BURIAL AND EXHUMATION OF THE HUMBER ARM ALLOCHTHON CONSTRAINED BY ZIRCON AND APATITE (U-Th)/He THERMOCHRONOLOGY, WESTERN NEWFOUNDLAND

Here, we report new zircon and apatite (U-Th)/He ages from western Newfoundland that provide insights into the timing and rate of cooling during its transition from an active tectonic boundary in the Paleozoic to a modern passive margin. We date nineteen samples from the Cambro-Ordovician Humber Arm Allochthon (HAA), including the Bay of Islands Complex (BOIC) and Coastal Complex (CC) ophiolites and the Humber Arm Supergroup. Additional (U-Th)/He data are presented for the Twillingate Batholith, Fleur de Lys Supergroup in the Baie Verte Peninsula, and the Lower Cambrian Bradore Formation of coastal Labrador.

Zircon (U-Th)/He mean ages from the HAA are constrained to the Devonian and Mississippian periods (402.1 ± 14.3 Ma to 354.5 ± 19.7 Ma (1σ)). These data necessitate the allochthon’s burial and reheating to at least zircon He closure temperatures (~180-200°C) after the allochthon was emplaced on the Laurentian margin in the Early Ordovician. Zircon (U-Th)/He ages do not correlate with effective uranium (eU) concentration, suggesting fast cooling through the zircon He partial retention zone.

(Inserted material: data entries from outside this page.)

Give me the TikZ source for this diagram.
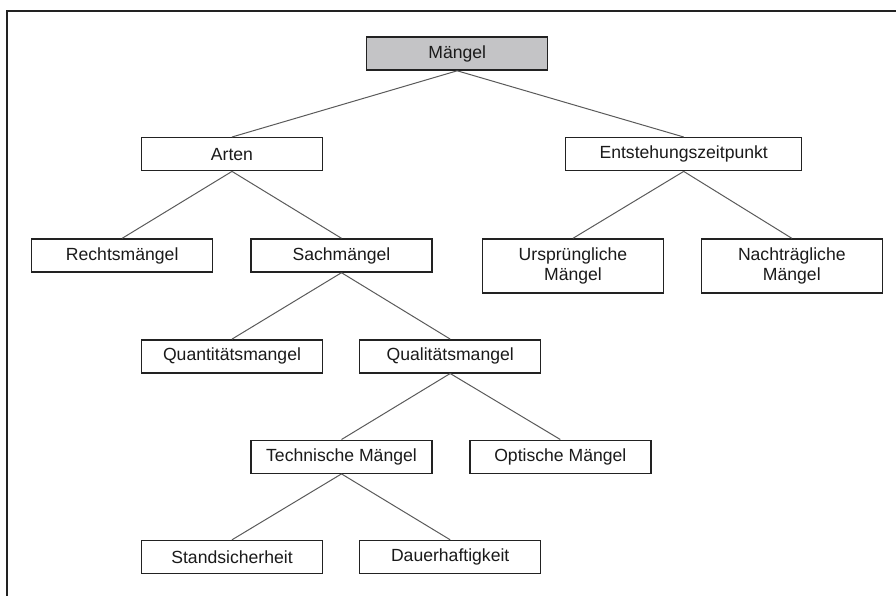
\documentclass[tikz,border=0pt]{standalone}
\usepackage{fontspec}
\setmainfont{Liberation Sans}
\definecolor{boxline}{HTML}{222222}
\definecolor{linkline}{HTML}{5A5A5A}
\definecolor{rootfill}{HTML}{C4C4C6}
\definecolor{txt}{HTML}{1A1A1A}
\begin{document}
\begin{tikzpicture}[x=1pt,y=-1pt,
  box/.style={draw=boxline, line width=1.4pt, fill=white, inner sep=0pt,
    minimum width=181pt, minimum height=33pt, align=center, text=txt,
    font=\fontsize{17.6}{20}\selectfont},
  tallbox/.style={box, minimum height=54pt},
  conn/.style={draw=linkline, line width=1pt}]
\useasboundingbox (0,0) rectangle (896,596);
% outer frame (only top and left edges fall inside the page)
\draw[boxline, line width=1.5pt] (7,620) -- (7,11) -- (920,11);

% nodes
\node[box, fill=rootfill] (root) at (457.2,53.6) {Mängel};
\node[box] (arten) at (232,154.2) {Arten};
\node[box, minimum width=236pt] (entst) at (683.7,154.2) {Entstehungszeitpunkt};
\node[box] (rechts) at (122.2,255.5) {Rechtsmängel};
\node[box] (sach) at (341.5,255.5) {Sachmängel};
\node[tallbox] (urspr) at (573,266) {Ursprüngliche\\Mängel};
\node[tallbox] (nachtr) at (791.8,266) {Nachträgliche\\Mängel};
\node[box] (quant) at (232,356.3) {Quantitätsmangel};
\node[box] (qual) at (450.2,356.3) {Qualitätsmangel};
\node[box] (tech) at (341.5,456.7) {Technische Mängel};
\node[box] (opt) at (560.3,456.7) {Optische Mängel};
\node[box] (stand) at (232,557) {Standsicherheit};
\node[box] (dauer) at (450.2,557) {Dauerhaftigkeit};

% connectors
\draw[conn] (root.south) -- (arten.north);
\draw[conn] (root.south) -- (entst.north);
\draw[conn] (arten.south) -- (rechts.north);
\draw[conn] (arten.south) -- (sach.north);
\draw[conn] (entst.south) -- (urspr.north);
\draw[conn] (entst.south) -- (nachtr.north);
\draw[conn] (sach.south) -- (quant.north);
\draw[conn] (sach.south) -- (qual.north);
\draw[conn] (qual.south) -- (tech.north);
\draw[conn] (qual.south) -- (opt.north);
\draw[conn] (tech.south) -- (stand.north);
\draw[conn] (tech.south) -- (dauer.north);
\end{tikzpicture}
\end{document}
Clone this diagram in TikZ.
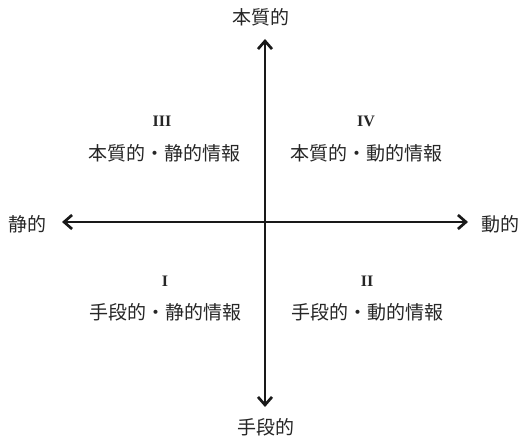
\documentclass[tikz,border=0pt]{standalone}
\usepackage{fontspec}
\setmainfont{Liberation Serif}
\newfontfamily\jpfont{Noto Sans CJK JP}
\usetikzlibrary{arrows.meta}
\begin{document}
\begin{tikzpicture}[x=1pt,y=-1pt,
  axis/.style={line width=2.7pt,-{Straight Barb[length=8pt,width=14pt,line width=2.7pt]},black!90},
  jp/.style={font=\jpfont\fontsize{19}{22}\selectfont,text=black!85,inner sep=0pt},
  num/.style={font=\bfseries\fontsize{16}{20}\selectfont,text=black!85,inner sep=0pt}]
\useasboundingbox (0,0) rectangle (521,438);
\coordinate (c) at (265,222);
\coordinate (top) at (265,39);
\coordinate (bot) at (265,407);
\coordinate (left) at (62,222);
\coordinate (right) at (468,222);
\draw[axis] (c) -- (top);
\draw[axis] (c) -- (bot);
\draw[axis] (c) -- (left);
\draw[axis] (c) -- (right);
\node[jp] (lt) at (261,17) {本質的};
\node[jp] (lb) at (266,427) {手段的};
\node[jp] (ll) at (28,224) {静的};
\node[jp,anchor=west] (lr) at (481,224) {動的};
\node[num] (n3) at (162,121) {III};
\node[jp] (q3) at (164,153) {本質的・静的情報};
\node[num] (n4) at (366,121) {IV};
\node[jp] (q4) at (366,153) {本質的・動的情報};
\node[num] (n1) at (165,281) {I};
\node[jp] (q1) at (165,312) {手段的・静的情報};
\node[num] (n2) at (367,281) {II};
\node[jp] (q2) at (367,312) {手段的・動的情報};
\end{tikzpicture}
\end{document}
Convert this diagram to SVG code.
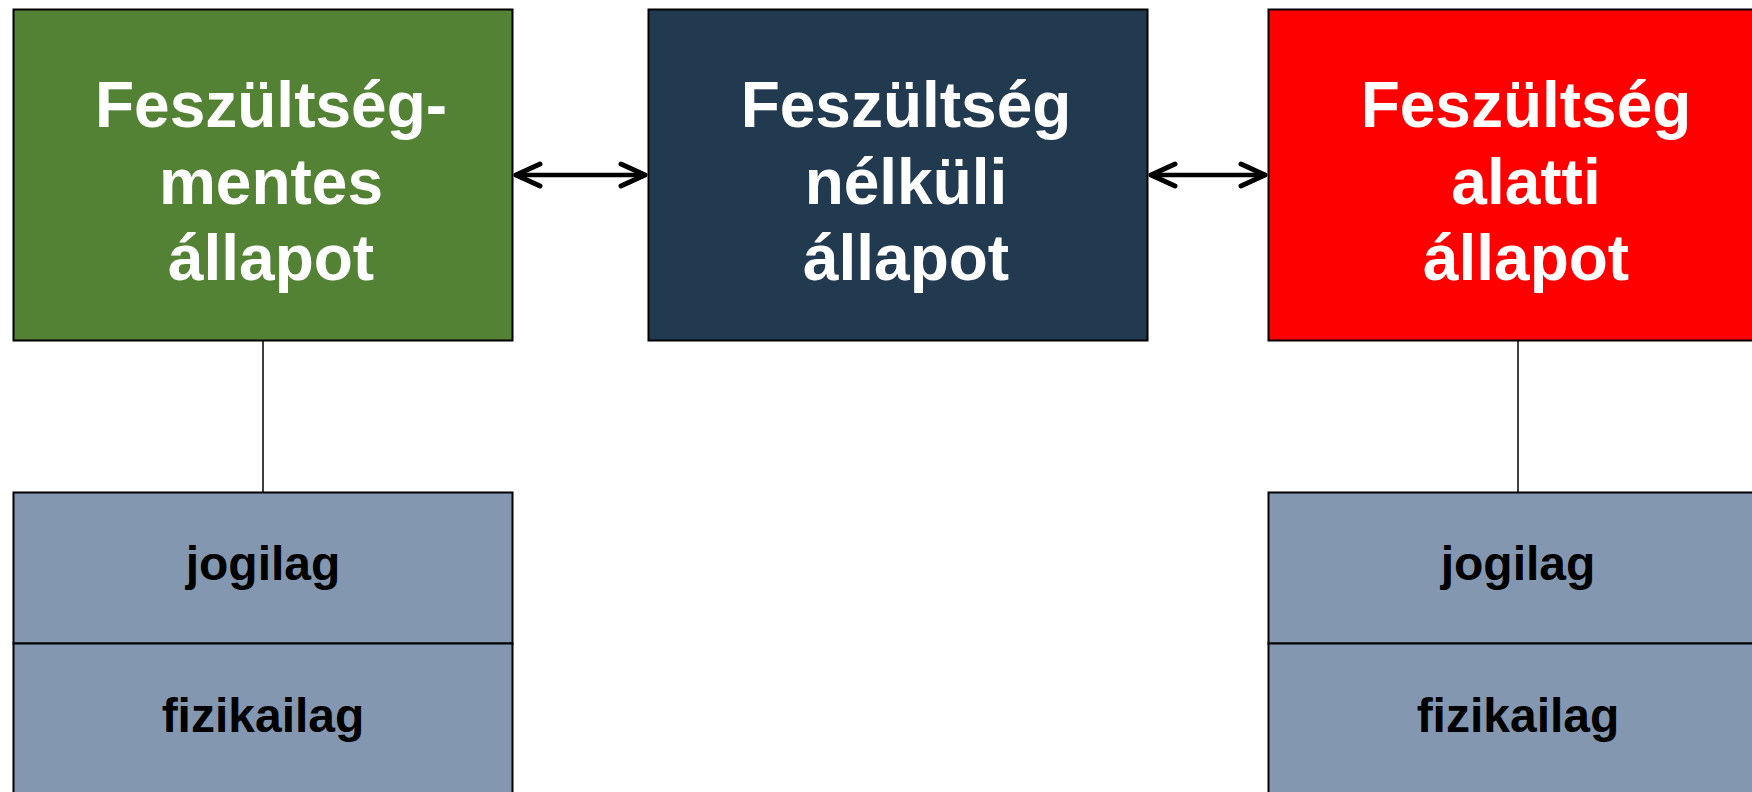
<svg xmlns="http://www.w3.org/2000/svg" width="1752" height="792" viewBox="0 0 1752 792">
  <style>
    .box { stroke: #000; stroke-width: 2; }
    .title { font-family: "Liberation Sans", Arial, sans-serif; font-weight: bold; font-size: 64px; fill: #fff; text-anchor: middle; }
    .sub { font-family: "Liberation Sans", Arial, sans-serif; font-weight: bold; font-size: 48px; fill: #000; text-anchor: middle; }
    .link { stroke: #000; stroke-width: 1.5; fill: none; }
    .arrow { stroke: #000; stroke-width: 4.5; fill: none; stroke-linecap: round; stroke-linejoin: round; }
  </style>
  <defs>
    <marker id="head" viewBox="-28 -14 32 28" markerWidth="32" markerHeight="28" refX="0" refY="0" orient="auto-start-reverse" markerUnits="userSpaceOnUse">
      <path d="M -24 -11 L 0 0 L -24 11" fill="none" stroke="#000" stroke-width="5" stroke-linecap="round" stroke-linejoin="round"/>
    </marker>
  </defs>
  <rect width="1752" height="792" fill="#fff"/>

  <!-- connectors -->
  <g id="connectors">
    <line class="link" x1="263" y1="341" x2="263" y2="492"/>
    <line class="link" x1="1518" y1="341" x2="1518" y2="492"/>
    <line class="arrow" x1="516" y1="175" x2="645" y2="175" marker-start="url(#head)" marker-end="url(#head)"/>
    <line class="arrow" x1="1151" y1="175" x2="1265" y2="175" marker-start="url(#head)" marker-end="url(#head)"/>
  </g>

  <g id="node-mentes">
    <rect class="box" x="13.5" y="9.5" width="499" height="331" fill="#548235"/>
    <text class="title" x="271" y="127">Feszültség-</text>
    <text class="title" x="271" y="203.5">mentes</text>
    <text class="title" x="271" y="280">állapot</text>
  </g>

  <g id="node-nelkuli">
    <rect class="box" x="648.5" y="9.5" width="499" height="331" fill="#223A4F"/>
    <text class="title" x="906" y="127">Feszültség</text>
    <text class="title" x="906" y="203.5">nélküli</text>
    <text class="title" x="906" y="280">állapot</text>
  </g>

  <g id="node-alatti">
    <rect class="box" x="1268.5" y="9.5" width="499" height="331" fill="#FF0000"/>
    <text class="title" x="1526" y="127">Feszültség</text>
    <text class="title" x="1526" y="203.5">alatti</text>
    <text class="title" x="1526" y="280">állapot</text>
  </g>

  <g id="node-mentes-jogilag">
    <rect class="box" x="13.5" y="492.5" width="499" height="151" fill="#8497B0"/>
    <text class="sub" x="263" y="580">jogilag</text>
  </g>
  <g id="node-mentes-fizikailag">
    <rect class="box" x="13.5" y="643.5" width="499" height="160" fill="#8497B0"/>
    <text class="sub" x="263" y="732">fizikailag</text>
  </g>

  <g id="node-alatti-jogilag">
    <rect class="box" x="1268.5" y="492.5" width="499" height="151" fill="#8497B0"/>
    <text class="sub" x="1518" y="580">jogilag</text>
  </g>
  <g id="node-alatti-fizikailag">
    <rect class="box" x="1268.5" y="643.5" width="499" height="160" fill="#8497B0"/>
    <text class="sub" x="1518" y="732">fizikailag</text>
  </g>
</svg>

The BOIC, CC and Humber Arm Supergroup apatite (U-Th)/He ages indicate cooling through apatite He closure temperatures (~60-80°C) during the Mesozoic (241.4 ± 22.7 Ma to 143.3 ± 62.5 Ma (1σ)). These ages progressively young from west to east across the allochthon. Positive apatite age-eU relationships are sample dependent, supporting slow cooling rates and/or partial resetting in the apatite He partial retention zone. We approximate average cooling rates of 0.65-0.97°C/My for the HAA during the Devonian to Triassic periods by calculating the lag time between zircon and apatite (U-Th)/He mean ages in samples with both thermochronometers.

Combining geologic constraints with HeFTy inverse thermal history models reveals (1) burial and reheating of the HAA sometime after the Taconic Orogeny (2) last cooling through zircon He closure temperatures before or during the Acadian Orogeny, and (3) last cooling through apatite He closure temperatures during Pangea breakup and early Atlantic rifting. We conclude that the HAA cooled slowly since at least the Mesozoic and stabilized at ≤3 km depth by ~200 Ma.